Ter voorbereiding van de viering van de dinsdag

Uit een toespraak van paus Johannes XXIII († 1963)

Wij moeten de goedheid van Christus uitstralen

Wanneer wij het grote geheel overzien van de onderlinge betrekkingen tussen de mensen, zowel op het nationale als internationale vlak, dan moeten wij helaas vaststellen dat men nog heel ver verwijderd is van de goddelijke leer, die reeds haar licht verspreidde in de eeuwen van het Oude Testament en die in al haar luister straalde in de volheid der tijden, met de komst van de goddelijke Meester.

Paus Johannes XXIII

Daar is alles uitnodiging tot vrede, omdat de gelukzaligheid van de vrede daar verkondigd wordt; hier daarentegen heerst, onder de schijn van schone woorden, vaak een geest die het tegenovergestelde van vrede is.

Het is de eerzucht van de machtigen die tot onderdrukking leidt, het is de hebzucht die alles naar zich toehaalt en daarbij de ogen sluit voor de nood van de medemens (vgl. 1 Joh. 3, 17), het is de ongevoeligheid van degenen die zelf genieten en die hun oren gesloten houden voor het weeklagen van hen die lijden, het is het egoïsme van degene die alleen maar aan zichzelf denkt.

Het is steeds weer de goedheid van Christus die ontbreekt, en juist deze goedheid is het tegengif voor de geest van weerspannigheid en hardheid, zij leert ons de dingen vredelievender te beschouwen.

Het kwaad betreuren en verfoeien is niet voldoende om het uit te roeien. Wij moeten het goede willen beoefenen en op de voorgrond stellen. De goedheid moet worden verkondigd aan de wereld, opdat zij kan uitstralen naar alle kanten en het persoonlijke en maatschappelijke leven in al zijn vormen kan doordringen.

Daarom moet iedere mens individueel goed zijn; hij moet de weerspiegeling zijn van een zuiver geweten waarin geen plaats is voor dubbelhartigheid, berekening en hardheid; hij moet standvastig zijn in zijn voornemens en daarmee zijn gedachten en handelingen in overeenstemming brengen.
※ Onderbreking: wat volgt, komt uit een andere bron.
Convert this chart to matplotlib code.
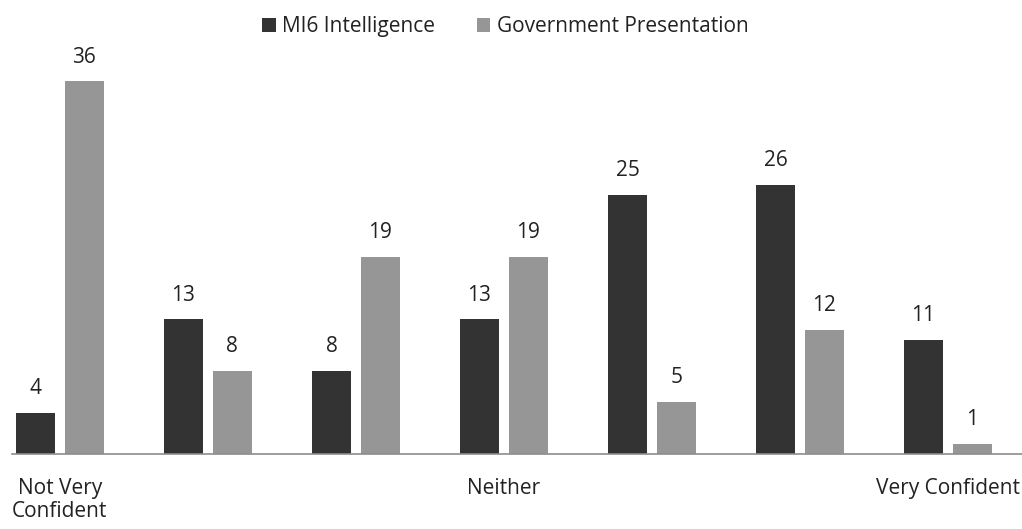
import matplotlib
matplotlib.use('Agg')
import matplotlib.pyplot as plt
import numpy as np

categories = ['Not Very\nConfident', '', '', 'Neither', '', '', 'Very Confident']
mi6 = [4, 13, 8, 13, 25, 26, 11]
gov = [36, 8, 19, 19, 5, 12, 1]
series_names = ['MI6 Intelligence', 'Government Presentation']

plt.rcParams['font.family'] = ['Open Sans', 'DejaVu Sans']

fig = plt.figure(figsize=(10.22, 5.29), dpi=100)
ax = fig.add_axes([0.0117, 0.1418, 0.9883, 0.7826])

x = np.arange(len(categories))
w = 0.264
off = 0.1655
b1 = ax.bar(x - off, mi6, w, color='#333333', label=series_names[0])
b2 = ax.bar(x + off, gov, w, color='#969696', label=series_names[1])

for bars, vals in [(b1, mi6), (b2, gov)]:
    for rect, v in zip(bars, vals):
        ax.annotate(str(v), (rect.get_x() + rect.get_width() / 2, rect.get_height()),
                    xytext=(0, 10), textcoords='offset points',
                    ha='center', va='bottom', fontsize=15, color='#222222')

ax.set_xlim(-0.324, 6.5)
ax.set_ylim(0, 40)
ax.set_xticks(x)
ax.set_xticklabels(categories, fontsize=15, color='#222222', linespacing=1.15)
ax.tick_params(axis='x', length=0, pad=17)
ax.set_yticks([])
for s in ['top', 'right', 'left']:
    ax.spines[s].set_visible(False)
ax.spines['bottom'].set_color('#8c8c8c')
ax.spines['bottom'].set_linewidth(1.2)

fig.legend(loc='upper center', bbox_to_anchor=(0.4946, 1.005), ncol=2, frameon=False,
           fontsize=15, handlelength=0.65, handleheight=0.65, handletextpad=0.3,
           columnspacing=2.0, labelcolor='#222222')

fig.savefig('out.png', dpi=100)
Ook het gezin moet goed zijn. In het gezin moet een warme onderlinge liefde heersen waardoor allerlei deugden beoefend kunnen worden. De goedheid verzacht en versterkt tegelijk het vaderlijk gezag, zij komt tot uiting in de tederheid van de moeder, zij drukt haar stempel op de gehoorzaamheid van de kinderen, matigt hun uitbundigheid en spoort aan tot de onmisbare offervaardigheid.

Ook moet de goedheid invloed uitoefenen op alle levensuitingen die buiten de strikt huiselijke kring vallen, maar er toch mee verbonden zijn, zo bijvoorbeeld de school en de verschillende instellingen van het burgerlijk leven die betrekking hebben op een geordende en eensgezinde, rustige samenleving van de burgers.

Tenslotte moet heel de mensheid goed zijn. Al de stemmen die naar ons toekomen vanuit een verleden van eeuwen, om ons ook nu nog met een hedendaagse klank te onderrichten, herinneren de mens aan de plicht tot goedheid die op iedereen rust. Voor allen geldt de plicht tot rechtvaardigheid, rechtschapenheid, edelmoedigheid, onbaatzuchtigheid, belangstelling en begrip met een bereidheid tot verontschuldiging, vergevensgezindheid en grootmoedigheid.